There is so much work fundamentally involved in handling firewood. It's much different to be burning wood when you have the resources to make handling it easier, or when you're doing it as a mere option for supplementary heat. For example, as I split (log splitter) or it gets delivered (from someone who owns a firewood processor), I stack it in IBC totes to sit around and season. I then move those with a tractor so they're right next to an outdoor wood boiler. So I basically touch each piece twice, with optionality for whether I am going to make a project of cutting down trees or just pay for it. Or I've got a few friends that get it all delivered, stack their own big wood piles, then move it to a smaller thing to carry it indoors, but only to supplement central heat which they keep lower.

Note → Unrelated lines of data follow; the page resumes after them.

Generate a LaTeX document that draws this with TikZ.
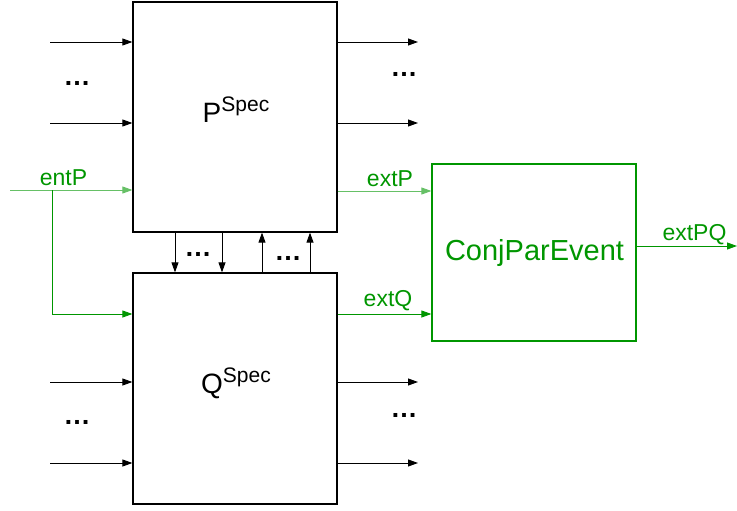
\documentclass[tikz,border=0pt]{standalone}
\usepackage{fontspec}
\setmainfont{Liberation Sans}
\usetikzlibrary{arrows.meta}
\definecolor{grn}{RGB}{0,150,0}
\tikzset{
  blk/.style={draw=black,line width=1.2pt,minimum width=204pt,inner sep=0pt},
  arr/.style={line width=0.9pt,-{Triangle[length=10pt,width=7pt]}},
  garr/.style={arr,draw=grn,color=grn},
  lbl/.style={text=grn,font=\fontsize{23}{23}\selectfont,inner sep=0pt,anchor=base},
  dots/.style={font=\bfseries\fontsize{27}{27}\selectfont,inner sep=0pt,anchor=base}
}
\newcommand{\speclab}[1]{{\fontsize{28}{28}\selectfont #1}\raisebox{11pt}{\fontsize{21}{21}\selectfont Spec}}
\begin{document}
\begin{tikzpicture}[x=1pt,y=-1pt]
\useasboundingbox (0,0) rectangle (737,511);
% boxes
\node[blk,minimum height=230pt] (P) at (235,117) {};
\node[blk,minimum height=231pt] (Q) at (235,388.5) {};
\node[draw=grn,line width=1.2pt,minimum width=204pt,minimum height=177pt,inner sep=0pt] (C) at (534,252.5) {};
\node[inner sep=0pt,anchor=base] (Plab) at (236,122) {\speclab{P}};
\node[inner sep=0pt,anchor=base] (Qlab) at (236,393) {\speclab{Q}};
\node[inner sep=0pt,anchor=base,text=grn,font=\fontsize{29}{29}\selectfont] (Clab) at (534.5,260) {ConjParEvent};
% left inputs of P
\coordinate (pi1) at (50,42);
\coordinate (pi2) at (50,123);
\draw[arr] (pi1) -- (pi1 -| P.west);
\draw[arr] (pi2) -- (pi2 -| P.west);
\node[dots] (d1) at (77,85) {\dots};
% right outputs of P
\coordinate (po1) at (418,42);
\coordinate (po2) at (418,123);
\draw[arr] (po1 -| P.east) -- (po1);
\draw[arr] (po2 -| P.east) -- (po2);
\node[dots] (d2) at (404,77) {\dots};
% left inputs of Q
\coordinate (qi1) at (50,382);
\coordinate (qi2) at (50,463);
\draw[arr] (qi1) -- (qi1 -| Q.west);
\draw[arr] (qi2) -- (qi2 -| Q.west);
\node[dots] (d3) at (77,424) {\dots};
% right outputs of Q
\coordinate (qo1) at (418,382);
\coordinate (qo2) at (418,463);
\draw[arr] (qo1 -| Q.east) -- (qo1);
\draw[arr] (qo2 -| Q.east) -- (qo2);
\node[dots] (d4) at (404,417) {\dots};
% between P and Q
\coordinate (m1) at (175,0);
\coordinate (m2) at (222,0);
\coordinate (m3) at (262,0);
\coordinate (m4) at (310,0);
\draw[arr] (m1 |- P.south) -- (m1 |- Q.north);
\draw[arr] (m2 |- P.south) -- (m2 |- Q.north);
\draw[arr] (m3 |- Q.north) -- (m3 |- P.south);
\draw[arr] (m4 |- Q.north) -- (m4 |- P.south);
\node[dots] (d5) at (198,256) {\dots};
\node[dots] (d6) at (288,260) {\dots};
% green
\coordinate (ein) at (10,190);
\coordinate (br) at (52,190);
\draw[garr,draw=grn!60] (ein) -- (ein -| P.west);
\draw[garr] (br) |- (Q.west |- 0,314);
\node[lbl] (entP) at (63.5,185) {entP};
\draw[garr,draw=grn!60] (P.east |- 0,191) -- (C.west |- 0,191);
\node[lbl] (extP) at (390,186) {extP};
\draw[garr] (Q.east |- 0,314) -- (C.west |- 0,314);
\node[lbl] (extQ) at (388,306) {extQ};
\coordinate (out) at (737,246);
\draw[garr] (C.east |- out) -- (out);
\node[lbl] (extPQ) at (694.5,240) {extPQ};
\end{tikzpicture}
\end{document}
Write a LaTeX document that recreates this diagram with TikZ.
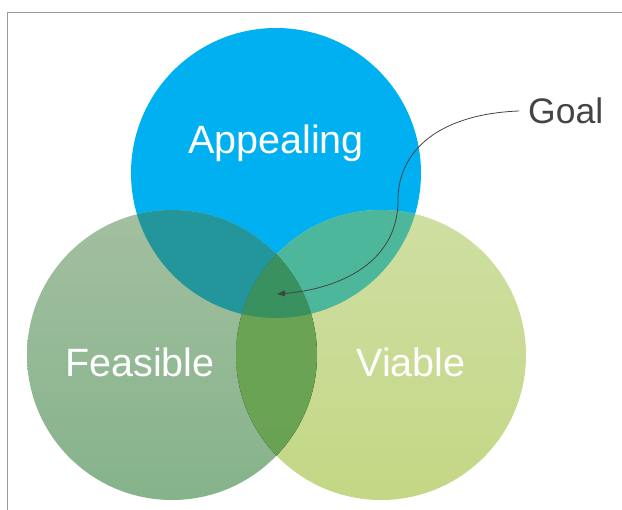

Whereas when you're doing it out of necessity, and trying to conserve even then, there is just so much more human effort that gets used. It does make sense to view it in terms of societal collapse, or at the very least poverty. This fall, I saw a bunch of houses in denser areas - grapple loads delivered to tiny front yards, and they're out there making sense of it with just a chainsaw and hand tools. I presume they were going to burn it this winter, too. That doesn't seem like a good use of anyone's time, effort, or risk appetite.

A good litmus test: what kind of vehicles are people picking the wood from wood banks with? If there are a bunch of people loading their car trunks and whatnot every few days, that's not a good scene. If the same volunteers are delivering truckbeds (and stacking them) to needy older people who had burnt wood their entire life but are having trouble managing it now, that's less dire.